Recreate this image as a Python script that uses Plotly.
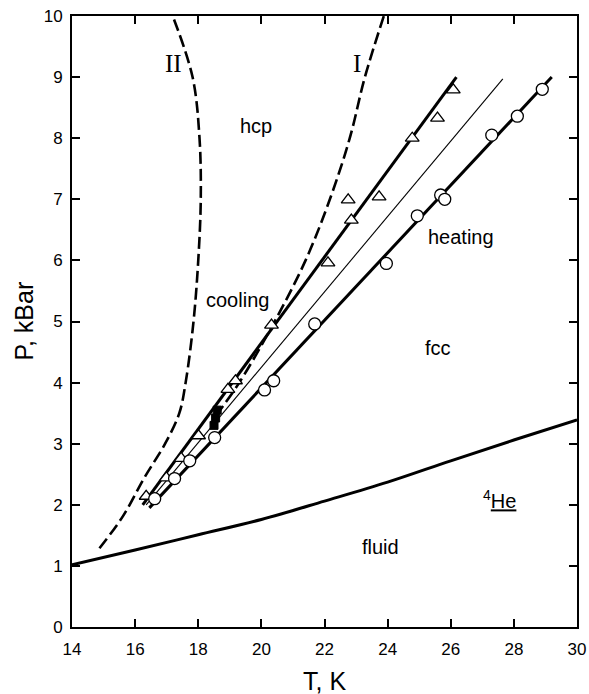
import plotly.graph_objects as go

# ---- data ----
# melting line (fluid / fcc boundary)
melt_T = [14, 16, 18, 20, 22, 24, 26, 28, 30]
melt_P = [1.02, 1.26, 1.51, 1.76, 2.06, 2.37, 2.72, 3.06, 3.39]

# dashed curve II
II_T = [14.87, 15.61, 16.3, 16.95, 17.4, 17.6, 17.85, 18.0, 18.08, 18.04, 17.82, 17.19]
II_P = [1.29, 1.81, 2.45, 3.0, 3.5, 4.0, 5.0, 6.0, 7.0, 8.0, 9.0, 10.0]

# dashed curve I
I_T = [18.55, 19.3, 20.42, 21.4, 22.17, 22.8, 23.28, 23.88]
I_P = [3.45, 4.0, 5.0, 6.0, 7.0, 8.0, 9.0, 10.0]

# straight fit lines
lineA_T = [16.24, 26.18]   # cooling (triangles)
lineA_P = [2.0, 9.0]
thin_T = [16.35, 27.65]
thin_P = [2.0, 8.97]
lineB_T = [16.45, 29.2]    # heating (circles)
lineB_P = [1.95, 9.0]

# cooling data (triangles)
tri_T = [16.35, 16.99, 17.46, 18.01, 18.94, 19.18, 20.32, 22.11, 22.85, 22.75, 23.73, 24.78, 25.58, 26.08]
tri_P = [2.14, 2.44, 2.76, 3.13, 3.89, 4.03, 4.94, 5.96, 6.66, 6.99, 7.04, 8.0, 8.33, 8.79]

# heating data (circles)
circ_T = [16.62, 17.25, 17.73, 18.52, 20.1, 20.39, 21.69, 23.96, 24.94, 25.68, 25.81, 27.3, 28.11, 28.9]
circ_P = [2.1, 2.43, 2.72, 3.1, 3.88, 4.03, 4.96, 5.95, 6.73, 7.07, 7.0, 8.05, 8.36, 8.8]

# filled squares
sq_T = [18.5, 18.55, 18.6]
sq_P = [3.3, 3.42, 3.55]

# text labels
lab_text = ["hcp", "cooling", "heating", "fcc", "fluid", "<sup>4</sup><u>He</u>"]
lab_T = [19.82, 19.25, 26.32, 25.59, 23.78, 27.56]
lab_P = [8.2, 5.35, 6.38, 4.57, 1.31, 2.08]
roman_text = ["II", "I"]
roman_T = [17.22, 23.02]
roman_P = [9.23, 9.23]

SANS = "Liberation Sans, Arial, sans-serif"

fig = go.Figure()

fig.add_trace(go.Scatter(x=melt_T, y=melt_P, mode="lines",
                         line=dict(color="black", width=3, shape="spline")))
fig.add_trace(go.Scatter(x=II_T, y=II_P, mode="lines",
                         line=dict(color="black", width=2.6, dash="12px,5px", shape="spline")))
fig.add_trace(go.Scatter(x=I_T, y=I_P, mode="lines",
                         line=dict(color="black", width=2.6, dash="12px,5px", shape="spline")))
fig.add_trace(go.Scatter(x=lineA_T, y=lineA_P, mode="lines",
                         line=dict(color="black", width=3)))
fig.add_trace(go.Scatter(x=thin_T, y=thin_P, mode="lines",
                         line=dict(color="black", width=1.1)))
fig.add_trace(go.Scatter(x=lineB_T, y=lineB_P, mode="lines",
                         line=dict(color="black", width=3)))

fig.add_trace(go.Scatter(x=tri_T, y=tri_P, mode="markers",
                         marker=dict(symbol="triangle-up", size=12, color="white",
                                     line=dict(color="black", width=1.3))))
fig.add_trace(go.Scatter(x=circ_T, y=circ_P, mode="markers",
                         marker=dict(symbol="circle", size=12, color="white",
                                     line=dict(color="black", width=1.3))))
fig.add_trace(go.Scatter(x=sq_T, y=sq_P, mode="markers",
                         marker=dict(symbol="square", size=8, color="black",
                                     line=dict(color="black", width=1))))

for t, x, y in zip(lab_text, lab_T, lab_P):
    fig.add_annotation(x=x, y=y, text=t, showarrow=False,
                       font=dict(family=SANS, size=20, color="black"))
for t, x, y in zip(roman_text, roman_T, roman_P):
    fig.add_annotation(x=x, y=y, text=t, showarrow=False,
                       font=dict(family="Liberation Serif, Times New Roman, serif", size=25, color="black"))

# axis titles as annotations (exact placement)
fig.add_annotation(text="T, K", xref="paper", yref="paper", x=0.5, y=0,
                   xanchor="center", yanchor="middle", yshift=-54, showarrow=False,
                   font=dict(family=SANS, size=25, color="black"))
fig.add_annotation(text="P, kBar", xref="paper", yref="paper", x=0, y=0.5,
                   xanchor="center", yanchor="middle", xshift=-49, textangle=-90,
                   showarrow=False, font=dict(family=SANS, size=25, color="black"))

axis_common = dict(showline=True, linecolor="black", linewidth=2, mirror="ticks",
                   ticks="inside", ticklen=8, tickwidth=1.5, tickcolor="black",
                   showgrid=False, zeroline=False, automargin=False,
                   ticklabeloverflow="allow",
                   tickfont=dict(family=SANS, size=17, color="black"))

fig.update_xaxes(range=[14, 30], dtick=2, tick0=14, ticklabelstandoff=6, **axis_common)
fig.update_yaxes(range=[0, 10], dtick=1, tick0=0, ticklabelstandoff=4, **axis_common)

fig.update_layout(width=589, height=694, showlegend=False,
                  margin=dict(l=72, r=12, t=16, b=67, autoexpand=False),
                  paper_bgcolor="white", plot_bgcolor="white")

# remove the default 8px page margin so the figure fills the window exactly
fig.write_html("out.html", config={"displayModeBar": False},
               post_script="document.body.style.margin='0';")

──────

**Given task:** Set the data above down again exactly as given, with no pictures.

**Final result:**
Recreate this image as a Python script that uses Plotly.
import plotly.graph_objects as go

# ---- data ----
# melting line (fluid / fcc boundary)
melt_T = [14, 16, 18, 20, 22, 24, 26, 28, 30]
melt_P = [1.02, 1.26, 1.51, 1.76, 2.06, 2.37, 2.72, 3.06, 3.39]

# dashed curve II
II_T = [14.87, 15.61, 16.3, 16.95, 17.4, 17.6, 17.85, 18.0, 18.08, 18.04, 17.82, 17.19]
II_P = [1.29, 1.81, 2.45, 3.0, 3.5, 4.0, 5.0, 6.0, 7.0, 8.0, 9.0, 10.0]

# dashed curve I
I_T = [18.55, 19.3, 20.42, 21.4, 22.17, 22.8, 23.28, 23.88]
I_P = [3.45, 4.0, 5.0, 6.0, 7.0, 8.0, 9.0, 10.0]

# straight fit lines
lineA_T = [16.24, 26.18]   # cooling (triangles)
lineA_P = [2.0, 9.0]
thin_T = [16.35, 27.65]
thin_P = [2.0, 8.97]
lineB_T = [16.45, 29.2]    # heating (circles)
lineB_P = [1.95, 9.0]

# cooling data (triangles)
tri_T = [16.35, 16.99, 17.46, 18.01, 18.94, 19.18, 20.32, 22.11, 22.85, 22.75, 23.73, 24.78, 25.58, 26.08]
tri_P = [2.14, 2.44, 2.76, 3.13, 3.89, 4.03, 4.94, 5.96, 6.66, 6.99, 7.04, 8.0, 8.33, 8.79]

# heating data (circles)
circ_T = [16.62, 17.25, 17.73, 18.52, 20.1, 20.39, 21.69, 23.96, 24.94, 25.68, 25.81, 27.3, 28.11, 28.9]
circ_P = [2.1, 2.43, 2.72, 3.1, 3.88, 4.03, 4.96, 5.95, 6.73, 7.07, 7.0, 8.05, 8.36, 8.8]

# filled squares
sq_T = [18.5, 18.55, 18.6]
sq_P = [3.3, 3.42, 3.55]

# text labels
lab_text = ["hcp", "cooling", "heating", "fcc", "fluid", "<sup>4</sup><u>He</u>"]
lab_T = [19.82, 19.25, 26.32, 25.59, 23.78, 27.56]
lab_P = [8.2, 5.35, 6.38, 4.57, 1.31, 2.08]
roman_text = ["II", "I"]
roman_T = [17.22, 23.02]
roman_P = [9.23, 9.23]

SANS = "Liberation Sans, Arial, sans-serif"

fig = go.Figure()

fig.add_trace(go.Scatter(x=melt_T, y=melt_P, mode="lines",
                         line=dict(color="black", width=3, shape="spline")))
fig.add_trace(go.Scatter(x=II_T, y=II_P, mode="lines",
                         line=dict(color="black", width=2.6, dash="12px,5px", shape="spline")))
fig.add_trace(go.Scatter(x=I_T, y=I_P, mode="lines",
                         line=dict(color="black", width=2.6, dash="12px,5px", shape="spline")))
fig.add_trace(go.Scatter(x=lineA_T, y=lineA_P, mode="lines",
                         line=dict(color="black", width=3)))
fig.add_trace(go.Scatter(x=thin_T, y=thin_P, mode="lines",
                         line=dict(color="black", width=1.1)))
fig.add_trace(go.Scatter(x=lineB_T, y=lineB_P, mode="lines",
                         line=dict(color="black", width=3)))

fig.add_trace(go.Scatter(x=tri_T, y=tri_P, mode="markers",
                         marker=dict(symbol="triangle-up", size=12, color="white",
                                     line=dict(color="black", width=1.3))))
fig.add_trace(go.Scatter(x=circ_T, y=circ_P, mode="markers",
                         marker=dict(symbol="circle", size=12, color="white",
                                     line=dict(color="black", width=1.3))))
fig.add_trace(go.Scatter(x=sq_T, y=sq_P, mode="markers",
                         marker=dict(symbol="square", size=8, color="black",
                                     line=dict(color="black", width=1))))

for t, x, y in zip(lab_text, lab_T, lab_P):
    fig.add_annotation(x=x, y=y, text=t, showarrow=False,
                       font=dict(family=SANS, size=20, color="black"))
for t, x, y in zip(roman_text, roman_T, roman_P):
    fig.add_annotation(x=x, y=y, text=t, showarrow=False,
                       font=dict(family="Liberation Serif, Times New Roman, serif", size=25, color="black"))

# axis titles as annotations (exact placement)
fig.add_annotation(text="T, K", xref="paper", yref="paper", x=0.5, y=0,
                   xanchor="center", yanchor="middle", yshift=-54, showarrow=False,
                   font=dict(family=SANS, size=25, color="black"))
fig.add_annotation(text="P, kBar", xref="paper", yref="paper", x=0, y=0.5,
                   xanchor="center", yanchor="middle", xshift=-49, textangle=-90,
                   showarrow=False, font=dict(family=SANS, size=25, color="black"))

axis_common = dict(showline=True, linecolor="black", linewidth=2, mirror="ticks",
                   ticks="inside", ticklen=8, tickwidth=1.5, tickcolor="black",
                   showgrid=False, zeroline=False, automargin=False,
                   ticklabeloverflow="allow",
                   tickfont=dict(family=SANS, size=17, color="black"))

fig.update_xaxes(range=[14, 30], dtick=2, tick0=14, ticklabelstandoff=6, **axis_common)
fig.update_yaxes(range=[0, 10], dtick=1, tick0=0, ticklabelstandoff=4, **axis_common)

fig.update_layout(width=589, height=694, showlegend=False,
                  margin=dict(l=72, r=12, t=16, b=67, autoexpand=False),
                  paper_bgcolor="white", plot_bgcolor="white")

# remove the default 8px page margin so the figure fills the window exactly
fig.write_html("out.html", config={"displayModeBar": False},
               post_script="document.body.style.margin='0';")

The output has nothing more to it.